Comme le rappelle Roger Vicot, Président du Forum Français pour la Sécurité Urbaine (FFSU) : « les citoyens doivent être des acteurs à part entière des stratégies locales de sécurité car directement concernés par les politiques publiques mises en œuvre et fins connaisseurs des réalités de leurs territoires ». Les enjeux d’un territoire sensible sont par exemple très éloignés de ceux d’un territoire rural, d’où la nécessité de recourir à des expérimentations locales les plus à même de trouver la formule adaptée aux besoins du territoire concerné : Valenciennes s’est attelée à un plan de prévention pour les séniors quand Lille a privilégié des spots de sensibilisation sur les violences faites aux femmes. Dunkerque a privilégié une approche par des aménagements de l’espace public en concertation avec les habitants (mobilier urbain, aires de jeux…) qui, plusieurs mois après, sont parfaitement respectés et non dégradés. Ces adaptations locales remettent « l’usager citoyen » au cœur de la sécurité, et des actions de police, objectif affiché par le ministère de l’Intérieur lors de la création de la police de sécurité du quotidien en 2018.

Une approche transverse facilitée par les nouveaux outils numériques

« La sécurité (…) doit être pensée dans une continuité de temps et despace, « sans couture » : cela suppose des interconnexions et du travail collaboratif, et donc des évolutions aussi organisationnelles que techniques » souligne l’Institut des hautes études du ministère de l’Intérieur (IHEMI). Interconnecter sécurité (« safe city ») et intelligence (« smart city ») semble être la formule gagnante pour faire émerger demain de véritables territoires de confiance, notamment à l’échelle européenne.
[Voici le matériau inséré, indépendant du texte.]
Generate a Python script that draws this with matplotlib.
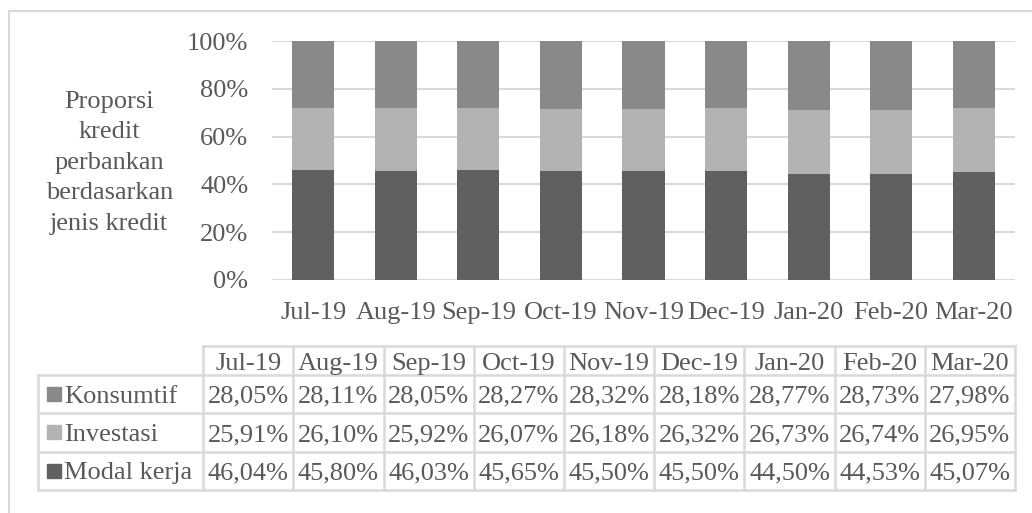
import numpy as np
import matplotlib.pyplot as plt
from matplotlib.lines import Line2D

plt.rcParams['font.family'] = ['Liberation Serif', 'DejaVu Serif']

MONTHS = ["Jul-19", "Aug-19", "Sep-19", "Oct-19", "Nov-19", "Dec-19", "Jan-20", "Feb-20", "Mar-20"]
MODAL_KERJA = [46.04, 45.80, 46.03, 45.65, 45.50, 45.50, 44.50, 44.53, 45.07]
INVESTASI = [25.91, 26.10, 25.92, 26.07, 26.18, 26.32, 26.73, 26.74, 26.95]
KONSUMTIF = [28.05, 28.11, 28.05, 28.27, 28.32, 28.18, 28.77, 28.73, 27.98]
Y_TICKS = [0, 20, 40, 60, 80, 100]

TXT = "#595959"
GRID = "#d9d9d9"
C_MODAL, C_INV, C_KONS = "#606060", "#b3b3b3", "#898989"
FS = 19

W, H = 1032, 513
fig = plt.figure(figsize=(W / 100, H / 100), dpi=100)

def box(x0, y0, x1, y1):            # pixel box (top-left origin) -> figure fraction
    return [x0 / W, 1 - y1 / H, (x1 - x0) / W, (y1 - y0) / H]

# outer chart border (only top/left visible in the reference)
fig.add_artist(Line2D([9 / W, 1], [1 - 10.5 / H] * 2, color=GRID, lw=1.5, transform=fig.transFigure))
fig.add_artist(Line2D([9 / W] * 2, [0, 1 - 10.5 / H], color=GRID, lw=1.5, transform=fig.transFigure))

# ===== bar chart =====
ax = fig.add_axes(box(272, 41, 1015, 280))
x = np.arange(len(MONTHS))
mk = np.array(MODAL_KERJA)
inv = np.array(INVESTASI)
ks = np.array(KONSUMTIF)
ax.bar(x, mk, width=0.51, color=C_MODAL, zorder=3)
ax.bar(x, inv, width=0.51, bottom=mk, color=C_INV, zorder=3)
ax.bar(x, ks, width=0.51, bottom=mk + inv, color=C_KONS, zorder=3)
ax.set_xlim(-0.5, len(MONTHS) - 0.5)
ax.set_ylim(0, 100)
ax.set_yticks(Y_TICKS)
ax.set_yticklabels([f"{v}%" for v in Y_TICKS])
ax.set_xticks(x)
ax.set_xticklabels(MONTHS)
ax.tick_params(length=0, labelsize=FS, labelcolor=TXT)
ax.tick_params(axis="y", pad=17)
ax.tick_params(axis="x", pad=16)
ax.yaxis.grid(True, color=GRID, lw=1.5, zorder=0)
for s in ax.spines.values():
    s.set_visible(False)
ax.set_ylabel("Proporsi\nkredit\nperbankan\nberdasarkan\njenis kredit",
              rotation=0, fontsize=FS, color=TXT, ha="center", va="center",
              linespacing=1.5)
ax.yaxis.set_label_coords(-0.219, 0.49)

# ===== data table =====
tab = fig.add_axes(box(38, 346, 1015, 490))
LW = 1.83                            # label column width in data-column units
HH = 0.75                            # header row height
tab.set_xlim(-LW, len(MONTHS))
tab.set_ylim(0, 3 + HH)
tab.axis("off")

rows = [("Konsumtif", KONSUMTIF, C_KONS), ("Investasi", INVESTASI, C_INV), ("Modal kerja", MODAL_KERJA, C_MODAL)]
n = len(MONTHS)

# borders
for yy in [0, 1, 2, 3]:
    tab.plot([-LW, n], [yy, yy], color=GRID, lw=1.8, clip_on=False)
tab.plot([0, n], [3 + HH, 3 + HH], color=GRID, lw=1.8, clip_on=False)
tab.plot([-LW, -LW], [0, 3], color=GRID, lw=1.8, clip_on=False)
for j in range(n + 1):
    tab.plot([j, j], [0, 3 + HH], color=GRID, lw=1.8, clip_on=False)

for j, m in enumerate(MONTHS):
    tab.text(j + 0.5, 3 + HH / 2 - 0.1, m, ha="center", va="center", fontsize=FS, color=TXT)

for i, (name, vals, col) in enumerate(rows):
    yc = 2.5 - i
    tab.plot([-LW + 0.177], [yc], marker="s", ms=10, color=col, clip_on=False)
    tab.text(-LW + 0.29, yc - 0.07, name, ha="left", va="center", fontsize=FS, color=TXT)
    for j, v in enumerate(vals):
        tab.text(j + 0.5, yc - 0.07, f"{v:.2f}%".replace(".", ","), ha="center", va="center",
                 fontsize=FS, color=TXT)

fig.savefig("out.png", dpi=100)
Le FFSU défend ainsi l’intégration des problématiques de la sécurité dans la mise en œuvre de la nouvelle Charte de Leipzig6 signée en novembre dernier, afin d’élaborer des politiques urbaines qui répondent au « bien commun ». L’approche intégrée qui vise à renforcer la robustesse, la flexibilité et la résilience des villes et des zones urbaines ne peut en faire l’économie.

1 En politiques publiques, la territorialisation se définit comme « un processus qui consiste en une appropriation qui peut être juridique et économique (la propriété) ou symbolique (le sentiment d’appartenance, de connivence) »

2 Gazette.fr, [https://www.lagazettedescommunes.com/715574/57-des-policiers-municipaux-equipes-dune-arme-a-feu/], 7/01/2021

3 https://www.lagazettedescommunes.com/747305/a-grenoble-nous-faisons-le-choix-dune-police-municipale-au-plus-pres-des-habitants/

4 Circulaire du 30 avril 2019, dispositif de participation citoyenne NOR : INTA1911441J

5 Cf baromètre annuel de la confiance politique réalisé par le CEVIPOF : https://www.sciencespo.fr/cevipof/fr/content/le-barometre-de-la-confiance-politique.html

6 Signée pour la première fois en 2007, la Charte de Leipzig est un texte européen qui encourage le recours à une politique de « développement urbain intégré ».